Die Errichtung eines Kaufvertrages erfordert die Kenntnis des Grundbuchstandes. Eine solche Kenntnis läßt sich in der Regel auch durch Einschaltung eines ersuchten Notars verschaffen. Nur wenn dieser Weg nicht gangbar ist, z.B. wegen besonderer Dringlichkeit, ist die persönliche Herstellung eines Lustrums erforderlich. Insbesondere wenn die Herstellung des Lustrums mit erheblichen Mehrkosten verbunden ist, muß der Notar, falls er keinen diesbezüglichen Auftrag hat, dem Klienten dies mitteilen, widrigenfalls er die Mehrkosten nicht verlangen kann.
Im vorliegenden Fall hat die Vertreterin des Beklagten die Herstellung des Lustrums nicht verlangt. Daß die Errichtung des beabsichtigten Vertrages wegen der gewünschten Dringlichkeit ein Ersuchen an einen am Sitze des Grundbuchsgerichtes ansässigen Notar ausgeschlossen hätte, wurde weder behauptet noch hat sich derartiges im Verfahren, ergeben. Daß die Kosten der Herstellung eines Lustrums bei einem außerhalb des Sitzes des Notars gelegenen Gericht erheblich höher sind als die Kosten der Herstellung durch einen ersuchten Notar, liegt auf der Hand.
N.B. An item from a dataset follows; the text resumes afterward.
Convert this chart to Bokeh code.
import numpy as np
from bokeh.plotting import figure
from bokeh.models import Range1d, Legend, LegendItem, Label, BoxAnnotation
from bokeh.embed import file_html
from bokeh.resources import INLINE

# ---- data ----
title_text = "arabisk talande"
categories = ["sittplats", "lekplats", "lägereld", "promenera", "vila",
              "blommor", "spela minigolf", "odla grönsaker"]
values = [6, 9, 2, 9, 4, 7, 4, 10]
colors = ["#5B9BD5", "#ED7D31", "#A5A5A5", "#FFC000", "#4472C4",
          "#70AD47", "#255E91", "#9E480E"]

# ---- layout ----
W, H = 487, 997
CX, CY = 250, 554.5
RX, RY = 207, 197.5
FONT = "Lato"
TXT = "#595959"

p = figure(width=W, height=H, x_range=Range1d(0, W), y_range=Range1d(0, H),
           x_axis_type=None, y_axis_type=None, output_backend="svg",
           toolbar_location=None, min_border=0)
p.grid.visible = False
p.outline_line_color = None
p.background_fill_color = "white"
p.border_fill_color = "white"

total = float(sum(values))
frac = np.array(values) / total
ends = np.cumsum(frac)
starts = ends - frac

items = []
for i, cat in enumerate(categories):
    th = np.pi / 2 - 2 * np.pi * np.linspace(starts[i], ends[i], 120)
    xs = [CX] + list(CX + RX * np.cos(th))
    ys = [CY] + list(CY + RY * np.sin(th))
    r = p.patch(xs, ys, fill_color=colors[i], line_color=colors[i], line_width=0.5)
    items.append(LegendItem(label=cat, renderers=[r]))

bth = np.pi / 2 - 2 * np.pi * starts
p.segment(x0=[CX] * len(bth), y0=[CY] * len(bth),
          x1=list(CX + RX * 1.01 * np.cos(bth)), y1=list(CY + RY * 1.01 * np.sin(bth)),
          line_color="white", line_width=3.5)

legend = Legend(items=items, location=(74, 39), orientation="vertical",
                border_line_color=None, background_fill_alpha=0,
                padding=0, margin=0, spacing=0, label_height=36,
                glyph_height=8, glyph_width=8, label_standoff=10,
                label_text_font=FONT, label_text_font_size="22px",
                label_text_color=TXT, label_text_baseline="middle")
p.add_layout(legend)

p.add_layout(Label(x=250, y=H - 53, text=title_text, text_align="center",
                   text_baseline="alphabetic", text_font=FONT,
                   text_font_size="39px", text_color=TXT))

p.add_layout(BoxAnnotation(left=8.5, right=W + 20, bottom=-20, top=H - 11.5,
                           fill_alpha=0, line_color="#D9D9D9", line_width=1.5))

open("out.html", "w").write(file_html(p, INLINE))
Gerade im vorliegenden Fall zeigt ein Vergleich der vom Berufungsgericht errechneten Gebühren für den fertiggestellten Vertrag mit den begehrten Kosten für die Herstellung des Lustrums ein auffallendes Mißverhältnis. Bei dieser Situation hätte der Kläger jene Personen die als Zahlungspflichtige für seine Gebühren in Frage kamen, ausdrücklich darauf aufmerksam machen müssen, daß die Herstellung eines Lustrums durch ihn persönlich mit erheblichen Mehrkosten verbunden sein werde. Daß die Vertreterin des Beklagten diesbezüglich belehrt worden wäre, wurde ebensowenig behauptet, wie daß sie durch irgendein Verhalten die Genehmigung dieser Mehrkosten zum Ausdruck gebracht hätte. Es wurde nicht einmal vorgebracht, daß sie von der Herstellung des Lustrums durch den Kläger Kenntnis gehabt hätte. Gerade die Anwesenheit eines rechtskundigen Bekannten des Vertragspartners (H*) ließ die Möglichkeit offen, die Unterlagen durch den Vertragspartner selbst beischaffen zu lassen.
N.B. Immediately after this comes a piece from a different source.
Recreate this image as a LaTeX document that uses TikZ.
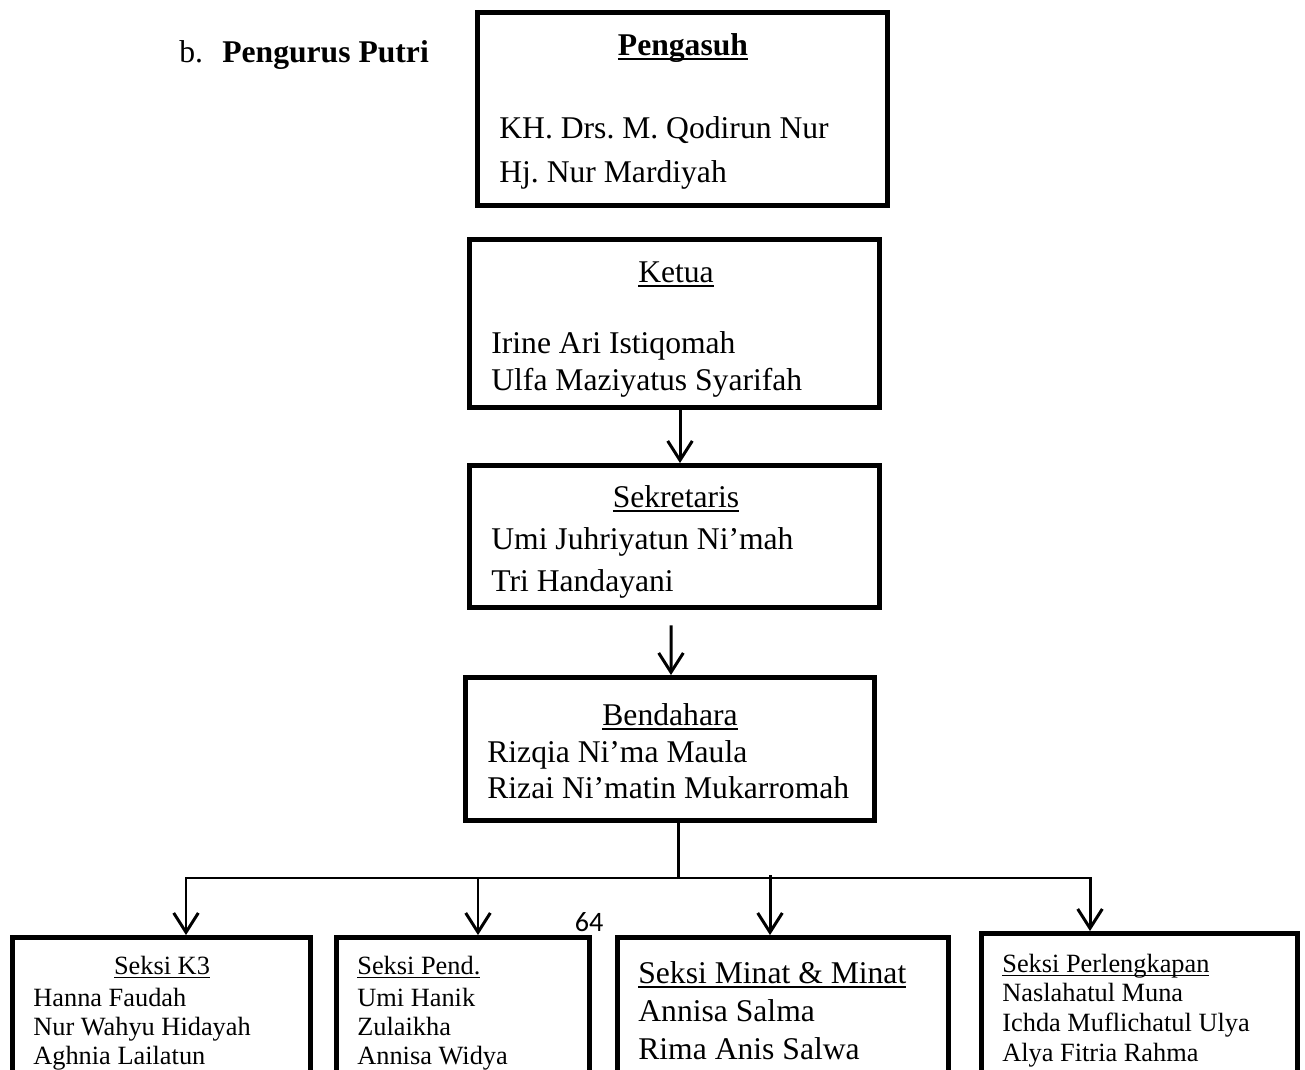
\documentclass[tikz,border=0pt]{standalone}
\usepackage{fontspec}
\setmainfont{Liberation Serif}
\newfontfamily\pagenumfont{Carlito}
\usetikzlibrary{arrows.meta}
\newsavebox{\ulnbox}
\newcommand{\uln}[1]{\sbox{\ulnbox}{#1}\rlap{\rule[-2.4pt]{\wd\ulnbox}{0.9pt}}\usebox{\ulnbox}}
\frenchspacing

\begin{document}
\begin{tikzpicture}[x=0.02cm, y=-0.02cm,
    orgbox/.style={draw, line width=2.8pt, inner sep=0pt},
    link/.style={line width=1.7pt},
    downarrow/.style={link, -{Straight Barb[length=11pt, width=14pt]}},
    bigname/.style={font=\fontsize{18}{22}\selectfont, anchor=west, inner sep=0pt,
                    text height=12.5pt, text depth=3.6pt, yshift=-0.06cm},
    bigtitle/.style={bigname, anchor=center},
    smallname/.style={font=\fontsize{15}{18}\selectfont, anchor=west, inner sep=0pt,
                      text height=10.4pt, text depth=3pt, yshift=-0.05cm},
    smalltitle/.style={smallname, anchor=center},
]

\useasboundingbox (0,0) rectangle (1305,1070);
\fill[white] (0,0) rectangle (1305,1070);
\clip (0,0) rectangle (1305,1070);

% ===================== HEADING =====================
\node[bigname] (item) at (179,52) {b.};
\node[bigname, font=\fontsize{18}{22}\selectfont\bfseries] (heading) at (222,52) {Pengurus Putri};

% ===================== TOP CHAIN =====================
\node[orgbox, minimum width=8.2cm, minimum height=3.86cm] (peng) at (682.5,109) {};
\node[bigtitle, font=\fontsize{18}{22}\selectfont\bfseries] (pengT) at (683,45) {\uln{Pengasuh}};
\node[bigname] (peng1) at (499,128) {KH. Drs. M. Qodirun Nur};
\node[bigname] (peng2) at (499,172) {Hj. Nur Mardiyah};

\node[orgbox, minimum width=8.2cm, minimum height=3.36cm] (ketua) at (674.5,323.5) {};
\node[bigtitle] (ketuaT) at (676,272) {\uln{Ketua}};
\node[bigname] (ketua1) at (491,343) {Irine Ari Istiqomah};
\node[bigname] (ketua2) at (491,380) {Ulfa Maziyatus Syarifah};

\node[orgbox, minimum width=8.2cm, minimum height=2.84cm] (sekr) at (674.5,536.5) {};
\node[bigtitle] (sekrT) at (676,497) {\uln{Sekretaris}};
\node[bigname] (sekr1) at (491,539) {Umi Juhriyatun Ni’mah};
\node[bigname] (sekr2) at (491,581) {Tri Handayani};

\node[orgbox, minimum width=8.18cm, minimum height=2.86cm] (bend) at (670,749) {};
\node[bigtitle] (bendT) at (670,715) {\uln{Bendahara}};
\node[bigname] (bend1) at (487,752) {Rizqia Ni’ma Maula};
\node[bigname] (bend2) at (487,788) {Rizai Ni’matin Mukarromah};

% ===================== SECTIONS =====================
\node[orgbox, minimum width=5.96cm, minimum height=5cm] (k3) at (161.5,1062.5) {};
\node[smalltitle] (k3T) at (162,965) {\uln{Seksi K3}};
\node[smallname] (k31) at (33,997) {Hanna Faudah};
\node[smallname] (k32) at (33,1026) {Nur Wahyu Hidayah};
\node[smallname] (k33) at (33,1055) {Aghnia Lailatun};

\node[orgbox, minimum width=5.06cm, minimum height=5cm] (pend) at (463,1062.5) {};
\node[smallname] (pendT) at (357,965) {\uln{Seksi Pend.}};
\node[smallname] (pend1) at (357,997) {Umi Hanik};
\node[smallname] (pend2) at (357,1026) {Zulaikha};
\node[smallname] (pend3) at (357,1055) {Annisa Widya};

\node[orgbox, minimum width=6.62cm, minimum height=5cm] (minat) at (783,1062.5) {};
\node[bigname] (minatT) at (638,973) {\uln{Seksi Minat \& Minat}};
\node[bigname] (minat1) at (638,1011) {Annisa Salma};
\node[bigname] (minat2) at (638,1049) {Rima Anis Salwa};

\node[orgbox, minimum width=6.32cm, minimum height=5cm] (lengkap) at (1139.5,1058.5) {};
\node[smallname] (lengkapT) at (1002,963) {\uln{Seksi Perlengkapan}};
\node[smallname] (lengkap1) at (1002,992) {Naslahatul Muna};
\node[smallname] (lengkap2) at (1002,1022) {Ichda Muflichatul Ulya};
\node[smallname] (lengkap3) at (1002,1052) {Alya Fitria Rahma};

% page number
\node[font=\pagenumfont\fontsize{16}{18}\selectfont, inner sep=0pt] (pagenum) at (589,922) {64};

% ===================== CONNECTORS =====================
\draw[downarrow] ([xshift=0.11cm]ketua.south) -- ([xshift=0.11cm]sekr.north);
\draw[downarrow] ([xshift=-0.07cm, yshift=-0.31cm]sekr.south) -- ([xshift=0.02cm]bend.north);

\coordinate (busL) at (186,878);
\coordinate (busR) at (1090,878);
\draw[link] ([xshift=0.16cm]bend.south) -- ([xshift=0.16cm]bend.south |- busL);
\draw[link, line cap=rect] (busL) -- (busR);

\foreach \b/\x/\y in {k3/186/878, pend/478/878, minat/770/875, lengkap/1090/878} {
    \coordinate (drop\b) at (\x,\y);
    \draw[downarrow] (drop\b) -- (drop\b |- \b.north);
}

\end{tikzpicture}
\end{document}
Es ergibt sich sohin, daß der Kläger vom Beklagten nur die im Regelfall auflaufenden Kosten für die Information über den Grundbuchstand begehren konnte. Dafür, daß diese den zugesprochenen Betrag von 480,-- S samt Umsatzsteuer überstiegen hätten, fehlt es an Behauptungen des Klägers. Da der Beklagte den Zuspruch dieses Betrages nicht mehr bekämpft und der Kläger keine Behauptungen aufgestellt hat, die Feststellungen über Mehrkosten zuließen, verbietet sich eine diesbezügliche Änderung der angefochtenen Entscheidung.
Der Revision war daher nicht Folge zu geben.
Die Kostenentscheidung gründet sich auf die §§ 41 und 50 ZPO.